リーガ・エスパニョーラ最前線BACK NUMBER
バルサで純粋培養されたサンペール。
神戸の新戦力はグアルディオラ2世。
text by
横井伸幸Nobuyuki Yokoi
photograph byUniphoto Press
posted2019/03/08 17:30
ケガに泣かされ続けたとはいえ、バルサはサンペールに大きな期待を寄せていた。そんな選手をJで見られるのは幸福なことだろう。
定位置を奪えず、ケガの連続。
前途洋々だと思われた。クラブからもサポーターからも大いに期待されていた。ところが、ここから先は茨の道となる。
目標のブスケッツは超えられない壁となり、デビューした2014-15シーズンの残りは、国王杯3試合、翌シーズンは全公式戦を合わせて7試合で起用されただけだった。

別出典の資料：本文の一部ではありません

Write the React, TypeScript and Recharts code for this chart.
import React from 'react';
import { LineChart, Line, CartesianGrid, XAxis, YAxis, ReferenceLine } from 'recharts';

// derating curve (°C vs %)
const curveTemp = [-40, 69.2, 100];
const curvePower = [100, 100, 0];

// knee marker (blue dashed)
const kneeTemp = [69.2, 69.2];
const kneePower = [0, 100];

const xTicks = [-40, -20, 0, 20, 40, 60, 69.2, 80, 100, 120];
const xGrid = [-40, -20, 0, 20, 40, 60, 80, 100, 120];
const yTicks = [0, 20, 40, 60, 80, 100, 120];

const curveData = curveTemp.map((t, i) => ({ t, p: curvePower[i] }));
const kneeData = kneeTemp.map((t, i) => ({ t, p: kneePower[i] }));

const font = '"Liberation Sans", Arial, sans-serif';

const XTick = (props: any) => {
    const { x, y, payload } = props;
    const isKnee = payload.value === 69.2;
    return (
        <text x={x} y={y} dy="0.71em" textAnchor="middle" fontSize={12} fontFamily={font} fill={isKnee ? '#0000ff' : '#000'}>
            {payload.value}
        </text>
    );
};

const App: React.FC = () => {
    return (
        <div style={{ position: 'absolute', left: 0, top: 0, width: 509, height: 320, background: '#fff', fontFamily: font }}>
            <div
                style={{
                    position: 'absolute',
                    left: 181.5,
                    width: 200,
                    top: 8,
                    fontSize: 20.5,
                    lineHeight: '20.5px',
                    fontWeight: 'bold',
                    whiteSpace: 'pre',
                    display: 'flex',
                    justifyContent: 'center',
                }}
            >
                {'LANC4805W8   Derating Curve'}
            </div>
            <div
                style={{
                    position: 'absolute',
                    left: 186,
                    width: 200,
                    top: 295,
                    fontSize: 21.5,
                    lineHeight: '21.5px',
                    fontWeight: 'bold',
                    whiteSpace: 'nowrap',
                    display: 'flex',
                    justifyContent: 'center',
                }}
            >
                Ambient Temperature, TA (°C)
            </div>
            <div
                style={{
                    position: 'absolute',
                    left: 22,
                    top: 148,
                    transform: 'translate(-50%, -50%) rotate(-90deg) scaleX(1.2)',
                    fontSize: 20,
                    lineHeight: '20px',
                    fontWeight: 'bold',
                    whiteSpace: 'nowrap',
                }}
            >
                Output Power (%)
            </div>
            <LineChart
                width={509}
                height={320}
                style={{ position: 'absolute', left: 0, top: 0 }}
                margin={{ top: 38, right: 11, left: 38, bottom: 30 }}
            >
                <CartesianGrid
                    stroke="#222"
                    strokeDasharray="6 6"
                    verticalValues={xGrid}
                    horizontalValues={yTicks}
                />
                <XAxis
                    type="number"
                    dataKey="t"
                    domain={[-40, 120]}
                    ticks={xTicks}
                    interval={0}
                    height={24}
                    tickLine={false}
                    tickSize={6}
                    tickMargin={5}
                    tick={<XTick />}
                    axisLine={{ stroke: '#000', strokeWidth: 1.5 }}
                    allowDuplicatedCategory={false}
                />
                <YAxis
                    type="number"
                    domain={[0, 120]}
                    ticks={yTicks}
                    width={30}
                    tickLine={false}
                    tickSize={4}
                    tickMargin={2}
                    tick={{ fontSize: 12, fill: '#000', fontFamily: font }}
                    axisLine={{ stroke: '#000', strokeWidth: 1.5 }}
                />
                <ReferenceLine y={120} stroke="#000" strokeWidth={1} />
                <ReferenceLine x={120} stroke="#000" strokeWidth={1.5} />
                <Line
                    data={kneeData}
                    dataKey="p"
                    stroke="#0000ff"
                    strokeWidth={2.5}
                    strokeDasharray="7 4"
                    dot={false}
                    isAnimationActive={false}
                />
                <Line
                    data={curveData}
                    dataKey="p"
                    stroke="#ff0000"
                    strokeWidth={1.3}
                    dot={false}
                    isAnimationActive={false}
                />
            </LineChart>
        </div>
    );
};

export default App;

2016-17シーズンは、バルサに似たパスサッカーを志向するヘメス監督に乞われてグラナダへ期限付きで移籍したものの、開幕から約1カ月で監督が代わり、プレースタイルも180度変わってしまったため活躍も成長もなかった。
昨シーズンはラスパルマスへ期限付きで移籍した。ところが、今度は最初にふくらはぎの肉離れ、次に腓骨の骨折と足首の靱帯損傷を負い、出場はリーガと国王杯を合わせても5試合342分のみにとどまった。

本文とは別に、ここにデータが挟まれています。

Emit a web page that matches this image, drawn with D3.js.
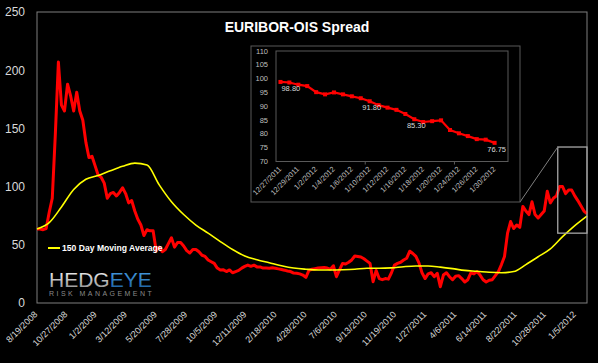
<!DOCTYPE html>
<html><head><meta charset="utf-8">
<script src="https://cdn.jsdelivr.net/npm/d3@7"></script>
<style>html,body{margin:0;padding:0;background:#000;} svg{display:block;}</style>
</head><body>
<svg id="chart" width="598" height="363"></svg>
<script>
// ---------- DATA ----------
const title = "EURIBOR-OIS Spread";
const legendLabel = "150 Day Moving Average";
const domainStart = "8/19/2008";
const domainEnd = "1/31/2012";
const spreadStepDays = 7;     // weekly readings of the spread
const spreadValues = [
 63.6,63.6,63,64,78,90,145,207,170,165,188,178,165,181,165,157,138,125,126,118,
 110,108,103,90,94,95,92,95,99,94,86,88,79,72,67,58,63,62,62,45,
 48,44,46,51,56,48,52,52,49,45,43,46,46,44,41,40,37,35.5,34,30,
 28.4,28.5,27,28.4,26,27,28,30,31.5,32.6,31.5,32.5,31,31,30,30,29.8,30.2,29.8,29.3,
 28.8,28.2,27.5,27,25.7,25.5,25,24,22,28,29,29.5,30,30.3,30.5,30,29,32,22.6,28.4,
 34,33.5,35,37,40.4,40,39.5,38,36,34,18.3,28,21,20,21,20.5,26,32.6,34,35,
 37,38.5,44.5,42.5,40,34.5,26,21,25,26,22.6,25.5,14,24,26,22.6,20,23,23.5,21,
 18,20,26,25,27,24,20,18,19.5,20,23.5,27,33,40,60,70,64,67,65,83,
 79,76,87,76,73,76,79,96,86,90,92,100,100,94,97,97,92,88,83.5,79,
 76.75
];
const maStepDays = 28;        // moving average read every 4 weeks
const maValues = [
 63.6,69,82.5,97.5,106.3,109.5,113.6,117.4,120.2,118.5,101.5,87,76,67,60,52.8,46,40.4,37.2,34.6,
 32,30,29,28.4,28.4,28.6,29,29.8,29.8,30.2,31.2,31.8,31.8,30.8,29.5,28,27.3,26.4,26,27,
 33,39.7,46.5,57,66.5,74.7
];
const xTickLabels = ["8/19/2008","10/27/2008","1/2/2009","3/12/2009","5/20/2009","7/28/2009",
 "10/5/2009","12/11/2009","2/18/2010","4/28/2010","7/6/2010","9/13/2010","11/19/2010",
 "1/27/2011","4/6/2011","6/14/2011","8/22/2011","10/28/2011","1/5/2012"];
const yTicks = [0,50,100,150,200,250];
const zoomBoxFrom = "11/25/2011", zoomBoxTo = "1/31/2012", zoomBoxLow = 60, zoomBoxHigh = 134;

const insetDates = ["12/27/2011","12/28/2011","12/29/2011","12/30/2011","1/2/2012","1/3/2012",
 "1/4/2012","1/5/2012","1/6/2012","1/9/2012","1/10/2012","1/11/2012","1/12/2012","1/13/2012",
 "1/16/2012","1/17/2012","1/18/2012","1/19/2012","1/20/2012","1/23/2012","1/24/2012",
 "1/25/2012","1/26/2012","1/27/2012","1/30/2012"];
const insetValues = [98.8,98.6,97.8,97.3,95.1,94.3,95.0,94.3,93.6,92.9,91.8,90.4,89.5,88.7,
 87.2,85.3,84.3,84.6,84.9,81.4,80.2,79.2,78.1,77.9,76.75];
const insetYTicks = [70,75,80,85,90,95,100,105,110];
const insetLabelled = [0,10,15,24];

// ---------- DRAW ----------
const parse = d3.timeParse("%m/%d/%Y");
const svg = d3.select("#chart");
const FONT = "'Liberation Sans', Arial, sans-serif";
svg.append("rect").attr("width",598).attr("height",363).attr("fill","#000");

const M = {l:37, r:587, t:12, b:303};
const x = d3.scaleTime().domain([parse(domainStart), parse(domainEnd)]).range([M.l, M.r]);
const y = d3.scaleLinear().domain([0,250]).range([M.b, M.t]);

// plot frame
svg.append("rect").attr("x",M.l).attr("y",M.t).attr("width",M.r-M.l).attr("height",M.b-M.t)
  .attr("fill","none").attr("stroke","#7f7f7f").attr("stroke-width",1);

// y axis labels
const yAxis = d3.axisLeft(y).tickValues(yTicks).tickSize(0).tickPadding(12);
const gy = svg.append("g").attr("transform",`translate(${M.l},0)`).call(yAxis);
gy.select(".domain").remove();
gy.selectAll("text").attr("fill","#d9d9d9").style("font-family",FONT).style("font-size","12px");

// x axis labels (rotated)
const gx = svg.append("g");
gx.selectAll("text").data(xTickLabels).join("text")
  .attr("transform", d => `translate(${x(parse(d))+1},${M.b+12}) rotate(-45)`)
  .attr("text-anchor","end")
  .attr("fill","#d9d9d9").style("font-family",FONT).style("font-size","9px")
  .text(d => d);

const t0 = parse(domainStart);
const spread = spreadValues.map((v,i)=>({d:d3.timeDay.offset(t0, i*spreadStepDays), v}));
const ma = maValues.map((v,i)=>({d:d3.timeDay.offset(t0, i*maStepDays), v}));

const line = d3.line().x(p=>x(p.d)).y(p=>y(p.v));
svg.append("path").datum(spread).attr("d", line.curve(d3.curveLinear))
  .attr("fill","none").attr("stroke","#ff0000").attr("stroke-width",3).attr("stroke-linejoin","round");
svg.append("path").datum(ma).attr("d", d3.line().x(p=>x(p.d)).y(p=>y(p.v)).curve(d3.curveMonotoneX))
  .attr("fill","none").attr("stroke","#ffff00").attr("stroke-width",1.6);

// legend
svg.append("line").attr("x1",48).attr("x2",60).attr("y1",248).attr("y2",248)
  .attr("stroke","#ffff00").attr("stroke-width",2);
svg.append("text").attr("x",62).attr("y",251).attr("fill","#ffffff")
  .style("font-family",FONT).style("font-size","8.6px").style("font-weight","bold").text(legendLabel);

// title
svg.append("text").attr("x",297).attr("y",32).attr("text-anchor","middle").attr("fill","#ffffff")
  .style("font-family",FONT).style("font-size","14px").style("font-weight","bold").text(title);

// zoom box in main chart
const bx0 = x(parse(zoomBoxFrom)), bx1 = x(parse(zoomBoxTo));
const by0 = y(zoomBoxHigh), by1 = y(zoomBoxLow);
svg.append("rect").attr("x",bx0).attr("y",by0).attr("width",bx1-bx0).attr("height",by1-by0)
  .attr("fill","none").attr("stroke","#a6a6a6").attr("stroke-width",1.3);

// inset
const I = {ox0:251, oy0:46, ox1:520, oy1:202, l:276, r:508, t:51, b:161.5};
svg.append("line").attr("x1",I.ox1).attr("y1",I.oy1).attr("x2",bx0).attr("y2",by0)
  .attr("stroke","#7f7f7f").attr("stroke-width",1);
svg.append("rect").attr("x",I.ox0).attr("y",I.oy0).attr("width",I.ox1-I.ox0).attr("height",I.oy1-I.oy0)
  .attr("fill","#000").attr("stroke","#595959").attr("stroke-width",1);
svg.append("rect").attr("x",I.l).attr("y",I.t).attr("width",I.r-I.l).attr("height",I.b-I.t)
  .attr("fill","none").attr("stroke","#595959").attr("stroke-width",1);

const ix = d3.scaleBand().domain(d3.range(insetDates.length+1)).range([I.l, I.r]);
const icx = i => ix(i) + ix.bandwidth()/2;
const iy = d3.scaleLinear().domain([70,110]).range([I.b, I.t]);

const giy = svg.append("g");
giy.selectAll("text").data(insetYTicks).join("text")
  .attr("x", I.l-8).attr("y", d=>iy(d)+2.5).attr("text-anchor","end")
  .attr("fill","#bfbfbf").style("font-family",FONT).style("font-size","7.5px").text(d=>d);

svg.selectAll(".itick").data([10,20]).join("line")
  .attr("x1",d=>ix(d)).attr("x2",d=>ix(d)).attr("y1",I.b).attr("y2",I.b+3)
  .attr("stroke","#595959");

const gix = svg.append("g");
gix.selectAll("text").data(insetDates.map((d,i)=>({d,i})).filter(o=>o.i%2===0)).join("text")
  .attr("transform", o => `translate(${icx(o.i)+1.5},${I.b+8}) rotate(-45)`)
  .attr("text-anchor","end").attr("fill","#bfbfbf")
  .style("font-family",FONT).style("font-size","7.5px").text(o=>o.d);

const ipts = insetValues.map((v,i)=>({i,v}));
svg.append("path").datum(ipts)
  .attr("d", d3.line().x(p=>icx(p.i)).y(p=>iy(p.v)))
  .attr("fill","none").attr("stroke","#ff0000").attr("stroke-width",2.2);
svg.selectAll(".imark").data(ipts).join("rect")
  .attr("x",p=>icx(p.i)-2).attr("y",p=>iy(p.v)-2).attr("width",4).attr("height",4)
  .attr("fill","#ff0000");
const fmt = d3.format(".2f");
svg.selectAll(".ilab").data(insetLabelled.map(i=>ipts[i])).join("text")
  .attr("x", p => p.i===0 ? icx(p.i)+1 : icx(p.i)+2)
  .attr("y", p => iy(p.v)+9)
  .attr("text-anchor", p => p.i===0 ? "start" : "middle")
  .attr("fill","#d9d9d9").style("font-family",FONT).style("font-size","7.5px")
  .text(p=>fmt(p.v));

// logo
const defs = svg.append("defs");
const g1 = defs.append("linearGradient").attr("id","silver").attr("x1",0).attr("y1",0).attr("x2",0).attr("y2",1);
g1.append("stop").attr("offset","0%").attr("stop-color","#ffffff");
g1.append("stop").attr("offset","100%").attr("stop-color","#8c8c8c");
const g2 = defs.append("linearGradient").attr("id","blue").attr("x1",0).attr("y1",0).attr("x2",0).attr("y2",1);
g2.append("stop").attr("offset","0%").attr("stop-color","#4aa3e8");
g2.append("stop").attr("offset","100%").attr("stop-color","#1c5f9e");
const logo = svg.append("text").attr("x",49).attr("y",286.5)
  .style("font-family",FONT).style("font-size","21px");
logo.append("tspan").attr("fill","url(#silver)").text("HEDG");
logo.append("tspan").attr("fill","url(#blue)").text("EYE");
svg.append("text").attr("x",49).attr("y",295.5).attr("fill","#8a8a8a")
  .style("font-family",FONT).style("font-size","7px").style("letter-spacing","2.45px")
  .text("RISK MANAGEMENT");
</script>
</body></html>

そして今季。出番に恵まれないことを承知の上でバルサに残ったところ、開幕前に膝と足首を痛めてしまった。さらに、約11カ月ぶりの公式戦となった昨年10月末の国王杯で、またもやふくらはぎの肉離れに見舞われた。
ひどい不運なのか、何かの呪いなのか。まさにどん底である。
「僕の望みはサッカーを楽しむ」
沈み込んだサンペールは、失って久しい高揚感と自信を取り戻すために決断を下した。それが、バルサとの契約解消とヴィッセル神戸への加入だった。

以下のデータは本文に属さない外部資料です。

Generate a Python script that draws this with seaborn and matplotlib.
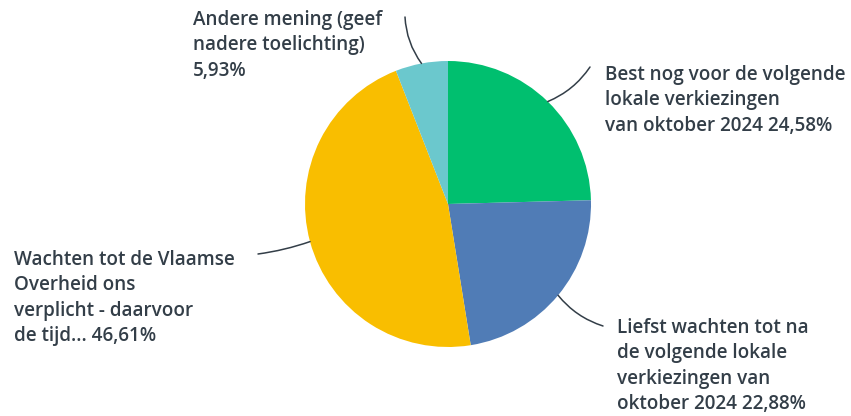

「僕の望みはピッチに戻り、またサッカーを楽しむこと。ヴィッセルは、そのチャンスを与えてくれた」
バルサの練習場で退団の記者会見を開いたサンペールは、クラブ関係者が見守るなか、こみ上げるものを抑えながら語っていた。
将来を期待された逸材が、キャリアのピークを迎えてもいない24歳で欧州サッカー界を離れるのは不可解だ。サンペール自身、20代半ばで日本へ行くことになるとは思ってもいなかったことを認めている。
しかし、「野心的ながらしっかりしたプロジェクトをオーナー(三木谷氏)から聞き、バルサのようなサッカーでアジアの強豪になろうとしているヴィッセルのキープレーヤーになってもらいたいと言われ」、自分の価値を再確認できる可能性を感じたという。